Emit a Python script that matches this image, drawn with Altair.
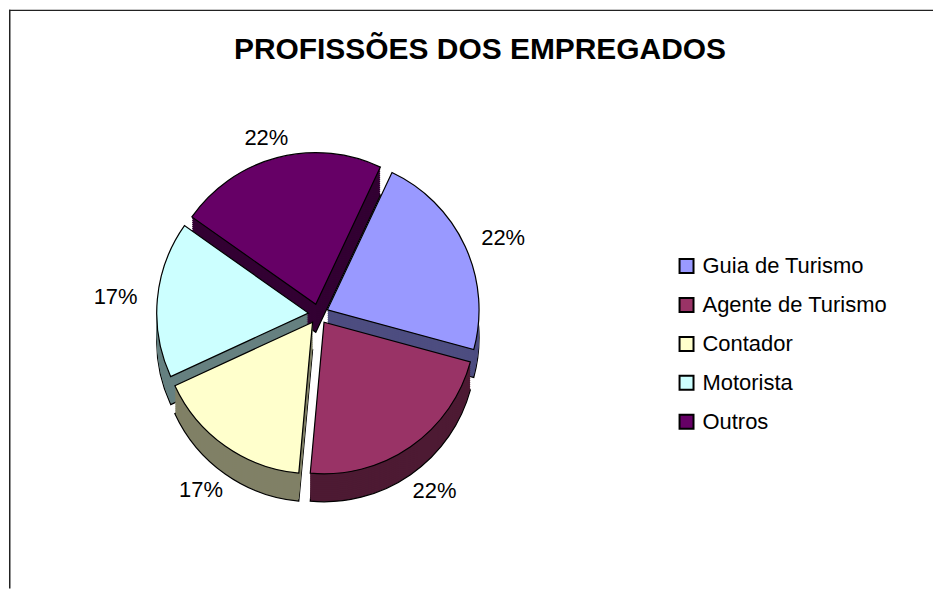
import altair as alt
import pandas as pd

categories = ["Guia de Turismo", "Agente de Turismo", "Contador", "Motorista", "Outros"]
values = [4, 4, 3, 3, 4]
top_colors = ["#9999FF", "#993366", "#FFFFCC", "#CCFFFF", "#660066"]
side_colors = ["#4D4D80", "#4D1A33", "#808066", "#668080", "#330033"]
title_text = "PROFISSÕES DOS EMPREGADOS"

W, H = 926, 580
CX, CY = 310, 305
R = 152
DEPTH = 28
EXPL = 10
START = 0.44
LABEL_RX = R + 52
LABEL_RY = R + 30
FONT = "Liberation Sans"

df = pd.DataFrame({"cat": categories, "value": values, "order": list(range(len(values)))})

base = (
    alt.Chart(df)
    .transform_joinaggregate(total="sum(value)")
    .transform_window(cum="sum(value)", sort=[alt.SortField("order")], frame=[None, 0])
    .transform_calculate(
        a1=f"{START} + 2*PI*datum.cum/datum.total",
    )
    .transform_calculate(
        a0="datum.a1 - 2*PI*datum.value/datum.total",
    )
    .transform_calculate(
        mid="(datum.a0 + datum.a1)/2",
        pct="datum.value/datum.total",
    )
    .transform_calculate(
        px=f"{CX} + {EXPL}*sin(datum.mid)",
        py=f"{CY} - {EXPL}*cos(datum.mid)",
        lx=f"{CX} + {LABEL_RX}*sin(datum.mid)",
        ly=f"{CY} - {LABEL_RY}*cos(datum.mid) + (cos(datum.mid) < 0 ? {DEPTH} : 0)",
        lbl="format(datum.pct, '.0%')",
    )
)

enc = dict(
    theta=alt.Theta("a0:Q", scale=None),
    theta2="a1:Q",
    x=alt.X("px:Q", scale=None),
    y=alt.Y("py:Q", scale=None),
)

side_scale = alt.Scale(domain=categories, range=side_colors)
layers = []
for i, d in enumerate(range(DEPTH, 0, -2)):
    if i == 0:
        m = base.mark_arc(radius=R, yOffset=d, stroke="black", strokeWidth=1.2)
    else:
        m = base.mark_arc(radius=R, yOffset=d)
    layers.append(m.encode(fill=alt.Fill("cat:N", scale=side_scale, legend=None), **enc))

top = base.mark_arc(radius=R, stroke="black", strokeWidth=1.2).encode(
    color=alt.Color(
        "cat:N",
        scale=alt.Scale(domain=categories, range=top_colors),
        legend=alt.Legend(
            title=None,
            orient="none",
            legendX=668,
            legendY=246,
            symbolType="square",
            symbolSize=196,
            symbolStrokeColor="black",
            symbolStrokeWidth=2,
            symbolOpacity=1,
            labelFont=FONT,
            labelFontSize=22,
            labelColor="black",
            labelOffset=5,
            labelLimit=400,
            rowPadding=17,
            padding=0,
        ),
    ),
    **enc,
)

labels = base.mark_text(font=FONT, fontSize=22, color="black", align="center", baseline="middle").encode(
    x=alt.X("lx:Q", scale=None),
    y=alt.Y("ly:Q", scale=None),
    text="lbl:N",
)

title = alt.Chart(pd.DataFrame({"t": [title_text]})).mark_text(
    font=FONT, fontSize=30, fontWeight="bold", color="black", align="center", baseline="alphabetic"
).encode(x=alt.value(472), y=alt.value(49), text="t:N")

border_left = alt.Chart(pd.DataFrame({"a": [0]})).mark_rule(color="#222222", strokeWidth=1.5).encode(
    x=alt.value(0.75), y=alt.value(0), y2=alt.value(H)
)
border_top = alt.Chart(pd.DataFrame({"a": [0]})).mark_rule(color="#222222", strokeWidth=1.5).encode(
    y=alt.value(0.75), x=alt.value(0), x2=alt.value(W)
)

chart = (
    alt.layer(*layers, top, labels, title, border_left, border_top)
    .resolve_scale(fill="independent", color="independent")
    .properties(width=W, height=H, padding=0, background="white")
    .configure_view(stroke=None)
)

chart.save("out.html", embed_options={"renderer": "svg", "actions": False})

» **OBJECTIVE**
Starting at the first line of the material, output exactly the lines up to and including the one with "import pandas as pd". Do not include the pictures.

» **RESULT OF THIS EXERCISE**
Emit a Python script that matches this image, drawn with Altair.
import altair as alt
import pandas as pd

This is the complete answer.